John Moir (12 August 1851 – 31 May 1939) was an Australian pastoralist in the areas to the east of Albany, in the Great Southern region of Western Australia.

Born at Cape Riche in 1851, he was the eldest son of the pioneer Andrew Moir, who was from Markinch in Fifeshire, Scotland, and had settled in the region in the 1840s. The Moir family lived in a cottage in the neighbouring allotment to George Cheyne with two of John's brothers working at Cheyne's Cape Riche farm.

The Moir family acquired the Cheyne's property in 1858, including the homestead. The homestead and out-buildings were constructed between 1850 and 1850. A billiards room was built by John Moir with the assistance of Aboriginal people, with a blacksmith shop built at around the same time. Much of the furniture was fashioned from driftwood found on the nearby beaches.

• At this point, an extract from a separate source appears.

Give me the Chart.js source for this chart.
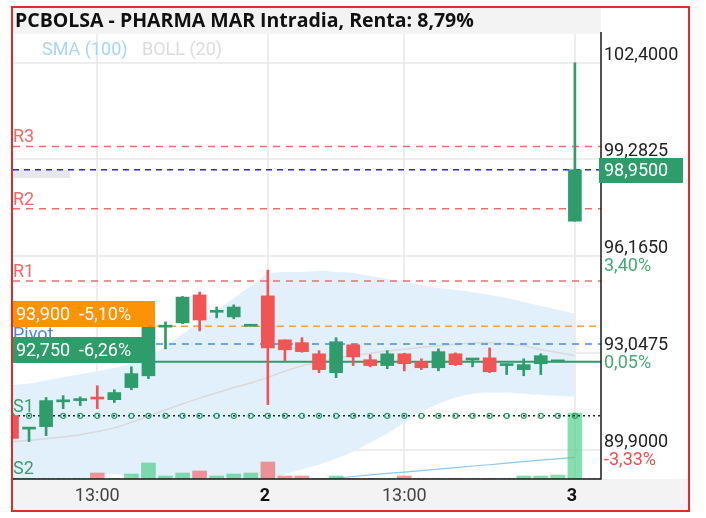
<!DOCTYPE html>
<html>
<head>
  <meta charset="UTF-8">
  <title>PCBOLSA - PHARMA MAR Intradia</title>
  <script src="https://cdn.jsdelivr.net/npm/chart.js@4"></script>
  <style>
    html, body { margin: 0; padding: 0; background: #fff; }
    canvas { display: block; }
  </style>
</head>
<body>
<canvas id="chart" width="706" height="518"></canvas>
<script>
  // 30 min candles: day 1 afternoon, day 2 full session, day 3 first candle
  const times = [
    '10:30','11:00','11:30','12:00','12:30','13:00','13:30','14:00','14:30','15:00',
    '15:30','16:00','16:30','17:00','17:30',
    '09:00','09:30','10:00','10:30','11:00','11:30','12:00','12:30','13:00','13:30',
    '14:00','14:30','15:00','15:30','16:00','16:30','17:00','17:30',
    '09:00'
  ];
  const opens  = [91.02, 90.58, 90.66, 91.46, 91.50, 91.57, 91.53, 91.92, 92.30, 93.87,
                  94.01, 94.91, 94.35, 94.20, 93.90,
                  94.88, 93.46, 93.37, 93.01, 92.40, 93.30, 92.82, 92.63, 93.01, 92.75,
                  92.56, 93.01, 92.81, 92.88, 92.63, 92.50, 92.69, 92.75,
                  97.29];
  const highs  = [91.05, 90.62, 91.60, 91.66, 91.62, 91.98, 91.85, 92.59, 93.88, 94.04,
                  94.86, 95.00, 94.52, 94.59, 93.90,
                  95.71, 93.46, 93.53, 93.11, 93.53, 93.32, 92.98, 93.11, 93.03, 92.85,
                  93.17, 93.04, 92.84, 93.20, 92.68, 92.85, 93.01, 92.75,
                  102.40];
  const lows   = [90.25, 90.18, 90.37, 91.24, 91.34, 91.24, 91.44, 91.85, 92.21, 93.17,
                  93.98, 93.75, 94.17, 94.14, 93.90,
                  91.37, 92.79, 93.06, 92.40, 92.24, 92.63, 92.59, 92.53, 92.46, 92.50,
                  92.46, 92.63, 92.59, 92.40, 92.34, 92.30, 92.34, 92.75,
                  97.29];
  const closes = [90.28, 90.60, 91.50, 91.47, 91.51, 91.55, 91.76, 92.37, 93.88, 93.88,
                  94.84, 94.10, 94.35, 94.52, 93.90,
                  93.20, 93.14, 93.08, 92.50, 93.40, 92.91, 92.63, 93.01, 92.69, 92.56,
                  93.08, 92.66, 92.82, 92.43, 92.66, 92.66, 92.95, 92.75,
                  98.95];
  // volume, thousands of shares
  const volumes = [5, 5, 5, 5, 5, 60, 5, 50, 160, 30,
                   60, 80, 30, 50, 60,
                   170, 30, 30, 5, 30, 5, 5, 5, 30, 5,
                   5, 5, 5, 5, 5, 30, 30, 40,
                   660];
  const bollUpper = [92.00, 92.05, 92.15, 92.25, 92.35, 92.45, 92.55, 92.70, 92.90, 93.27,
                     93.65, 94.04, 94.42, 94.81, 95.20,
                     95.58, 95.65, 95.65, 95.68, 95.65, 95.62, 95.52, 95.42, 95.33, 95.23,
                     95.13, 95.07, 95.00, 94.91, 94.81, 94.68, 94.55, 94.43,
                     94.30];
  const bollMid   = [90.18, 90.22, 90.27, 90.33, 90.40, 90.50, 90.62, 90.80, 91.00, 91.20,
                     91.40, 91.58, 91.75, 91.92, 92.07,
                     92.25, 92.45, 92.62, 92.75, 92.87, 92.95, 93.03, 93.10, 93.16, 93.22,
                     93.27, 93.32, 93.36, 93.37, 93.33, 93.27, 93.15, 93.05,
                     92.95];
  const bollLower = [88.30, 88.50, 88.70, 88.85, 88.95, 89.05, 89.12, 89.05, 88.90, 88.70,
                     88.50, 88.40, 88.40, 88.45, 88.60,
                     88.85, 89.12, 89.28, 89.44, 89.63, 89.86, 90.15, 90.44, 90.79, 91.15,
                     91.40, 91.60, 91.72, 91.76, 91.76, 91.72, 91.69, 91.66,
                     91.63];
  const sma100 = [null, null, null, null, null, null, null, null, null, null,
                  null, null, null, null, null,
                  88.81, 88.86, 88.91, 88.96, 89.00, 89.05, 89.10, 89.15, 89.19, 89.24,
                  89.29, 89.34, 89.39, 89.43, 89.48, 89.53, 89.58, 89.62,
                  89.67];

  // pivot levels
  const levelNames  = ['R3', 'R2', 'R1', 'Pivot', 'S1', 'S2'];
  const levelValues = [99.70, 97.69, 95.36, 93.33, 91.01, 88.96];
  const lastPrice = 98.95;
  const lastPriceLabel = '98,9500';
  const markValues = [93.90, 92.75];
  const markLabels = ['93,900  -5,10%', '92,750  -6,26%'];

  // axis ticks
  const xTickSlots  = [5, 15, 23, 33];
  const xTickLabels = ['13:00', '2', '13:00', '3'];
  const xTickBold   = [false, true, false, true];
  const yTicks      = [89.9, 93.0475, 96.165, 99.2825, 102.4];
  const yTickLabels = ['89,9000', '93,0475', '96,1650', '99,2825', '102,4000'];
  const yPctLabels  = ['-3,33%', '0,05%', '3,40%', '10,10%'];

  const title = 'PCBOLSA - PHARMA MAR Intradia, Renta: 8,79%';
  const xMin = 0.06, xMax = 34.53, yMin = 88.97, yMax = 103.33, volMax = 4450;

  const UP = '#2e9c6b', DOWN = '#f25454';
  const up = i => closes[i] >= opens[i];

  function levelLine(value, color, dash, width) {
    return {
      type: 'line',
      data: [{ x: xMin, y: value }, { x: xMax, y: value }],
      borderColor: color, borderDash: dash, borderWidth: width,
      pointRadius: 0, order: 4
    };
  }

  const datasets = [
    {
      type: 'bar',
      data: times.map((t, i) => ({ x: i, y: [opens[i], closes[i]] })),
      backgroundColor: times.map((t, i) => up(i) ? UP : DOWN),
      barThickness: 13, minBarLength: 2, grouped: false, order: 1
    },
    {
      type: 'bar',
      data: times.map((t, i) => ({ x: i, y: [lows[i], highs[i]] })),
      backgroundColor: times.map((t, i) => up(i) ? UP : DOWN),
      barThickness: 2, grouped: false, order: 2
    },
    levelLine(levelValues[0], '#f06c6c', [7, 6], 1.5),
    levelLine(levelValues[1], '#f06c6c', [7, 6], 1.5),
    levelLine(levelValues[2], '#f06c6c', [7, 6], 1.5),
    levelLine(levelValues[3], '#4a8be6', [7, 6], 1.5),
    levelLine(levelValues[4], '#222222', [2, 3], 1.5),
    levelLine(levelValues[5], '#2e9c6b', [2, 3], 1.5),
    levelLine(lastPrice, '#2a2ad0', [6, 5], 1.5),
    levelLine(markValues[0], '#f2a23a', [7, 5], 1.5),
    levelLine(markValues[1], '#2e9c6b', [], 2),
    {
      type: 'line',
      data: times.map((t, i) => ({ x: i, y: levelValues[4] })),
      showLine: false, pointStyle: 'circle', pointRadius: 2.5,
      pointBorderColor: '#2e9c6b', pointBackgroundColor: 'rgba(0,0,0,0)',
      pointBorderWidth: 1.3, order: 3
    },
    {
      type: 'bar', yAxisID: 'vol',
      data: times.map((t, i) => ({ x: i, y: volumes[i] })),
      backgroundColor: times.map((t, i) => up(i) ? 'rgba(70,205,130,0.65)' : 'rgba(242,84,84,0.6)'),
      barThickness: 14, grouped: false, order: 5
    },
    {
      type: 'line',
      data: times.map((t, i) => ({ x: i, y: sma100[i] })),
      borderColor: '#8cc6f2', borderWidth: 1.2, pointRadius: 0, order: 6
    },
    {
      type: 'line',
      data: times.map((t, i) => ({ x: i, y: bollMid[i] })),
      borderColor: '#d9d9d9', borderWidth: 1.5, pointRadius: 0, tension: 0.3, order: 7
    },
    {
      type: 'line',
      data: times.map((t, i) => ({ x: i, y: bollUpper[i] })),
      borderWidth: 0, pointRadius: 0, tension: 0.3,
      fill: '+1', backgroundColor: '#e2f0fc', order: 8
    },
    {
      type: 'line',
      data: times.map((t, i) => ({ x: i, y: bollLower[i] })),
      borderWidth: 0, pointRadius: 0, tension: 0.3, order: 9
    }
  ];

  const chrome = {
    id: 'chrome',
    beforeDraw(chart) {
      const { ctx, chartArea: a } = chart;
      ctx.save();
      ctx.fillStyle = '#f3f3f3';
      ctx.fillRect(a.left, 8, a.right - a.left, a.top - 8);
      ctx.fillRect(a.left, a.bottom, 689 - a.left, 511 - a.bottom);
      ctx.restore();
    },
    beforeDatasetsDraw(chart) {
      const { ctx, chartArea: a, scales: { x, y } } = chart;
      ctx.save();
      ctx.strokeStyle = '#e8e8e8';
      ctx.lineWidth = 1.5;
      ctx.beginPath();
      yTicks.forEach(v => {
        const py = Math.round(y.getPixelForValue(v));
        ctx.moveTo(a.left, py); ctx.lineTo(a.right, py);
      });
      xTickSlots.forEach(s => {
        const px = Math.round(x.getPixelForValue(s));
        ctx.moveTo(px, a.top); ctx.lineTo(px, a.bottom);
      });
      ctx.stroke();
      // faded label block at the left of the last price line
      ctx.fillStyle = '#e8e8e8';
      ctx.fillRect(a.left, Math.round(y.getPixelForValue(lastPrice)), 57, 8);
      ctx.restore();
    },
    afterDatasetsDraw(chart) {
      const { ctx, chartArea: a, scales: { x, y } } = chart;
      ctx.save();
      ctx.textBaseline = 'alphabetic';
      ctx.font = '18px Roboto';

      // pivot names
      const nameColors = ['#f26868', '#f26868', '#f26868', '#4a86e8', '#3a9e6e', '#3a9e6e'];
      levelNames.forEach((n, i) => {
        const py = Math.min(y.getPixelForValue(levelValues[i]), a.bottom - 1);
        ctx.fillStyle = nameColors[i];
        ctx.fillText(n, a.left, py - 4);
      });

      // left price boxes
      const boxColors = ['#fb9305', '#2e9c6b'];
      ctx.textBaseline = 'middle';
      markValues.forEach((v, i) => {
        const py = Math.round(y.getPixelForValue(v));
        ctx.fillStyle = boxColors[i];
        ctx.fillRect(a.left, py - 25, 142, 26);
        ctx.fillStyle = '#fff';
        ctx.fillText(markLabels[i], a.left + 3, py - 11);
      });

      // axis lines
      ctx.strokeStyle = '#1a1a1a';
      ctx.lineWidth = 1.5;
      ctx.beginPath();
      ctx.moveTo(a.right, 32); ctx.lineTo(a.right, a.bottom);
      ctx.lineTo(a.left, a.bottom);
      ctx.stroke();

      // right axis labels
      yTicks.forEach((v, i) => {
        const py = Math.round(y.getPixelForValue(v));
        ctx.textBaseline = 'alphabetic';
        ctx.fillStyle = '#222';
        ctx.fillText(yTickLabels[i], a.right + 3, py - 3);
        if (yPctLabels[i]) {
          ctx.textBaseline = 'top';
          ctx.fillStyle = yPctLabels[i].startsWith('-') ? '#f04c4c' : '#45a878';
          ctx.fillText(yPctLabels[i], a.right + 3, py + 1);
        }
      });

      // last price box
      const lp = Math.round(y.getPixelForValue(lastPrice));
      ctx.fillStyle = '#2e9c6b';
      ctx.fillRect(a.right - 2, lp - 12, 84, 25);
      ctx.fillStyle = '#fff';
      ctx.textBaseline = 'middle';
      ctx.fillText(lastPriceLabel, a.right + 3, lp + 1);

      // time axis labels
      ctx.textAlign = 'center';
      xTickSlots.forEach((s, i) => {
        ctx.font = (xTickBold[i] ? 'bold ' : '') + '18px Roboto';
        ctx.fillStyle = xTickBold[i] ? '#111' : '#444';
        ctx.fillText(xTickLabels[i], x.getPixelForValue(s) - (xTickBold[i] ? 3 : 0), a.bottom + 17);
      });

      // indicator legend
      ctx.textAlign = 'left';
      ctx.font = '18px Roboto';
      ctx.fillStyle = '#a8d5f5';
      ctx.fillText('SMA (100)', 42, 50);
      ctx.fillStyle = '#dcdcdc';
      ctx.fillText('BOLL (20)', 142, 50);

      // title
      ctx.font = 'bold 19.5px "Open Sans"';
      ctx.fillStyle = '#111';
      ctx.fillText(title, 15, 21);

      // frame
      ctx.strokeStyle = '#e42b2b';
      ctx.lineWidth = 2;
      ctx.strokeRect(12, 7, 677, 504);
      ctx.restore();
    }
  };

  new Chart(document.getElementById('chart'), {
    type: 'bar',
    data: { datasets },
    options: {
      responsive: false,
      animation: false,
      parsing: true,
      layout: { padding: { left: 13, right: 105, top: 34, bottom: 39 } },
      scales: {
        x: { type: 'linear', min: xMin, max: xMax, offset: false, display: false },
        y: { type: 'linear', min: yMin, max: yMax, display: false },
        vol: { type: 'linear', min: 0, max: volMax, display: false }
      },
      plugins: { legend: { display: false }, tooltip: { enabled: false } }
    },
    plugins: [chrome]
  });
</script>
</body>
</html>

The station was used as supply depot for the sandalwood, whaling and sealing industries that were flourishing in the area through the 1870s to the 1900s.

Moir was married in 1881 and remained at Cape Riche where he had taken a half share of the property on the death of his father.

Moir and his son Neil extended their land-holding along Cheynes Beach in 1920 when they acquired another 1796 acre of land. Cape Riche Station was still held by the family with Moir's other sons having set up sheep stations further to the east near the Salt River. The Moirs used the sheep for meat production to supply the goldfields around Norseman.

Moir died on 31 May 1938 at Albany Hospital at age 87, and was later buried at Cape Riche.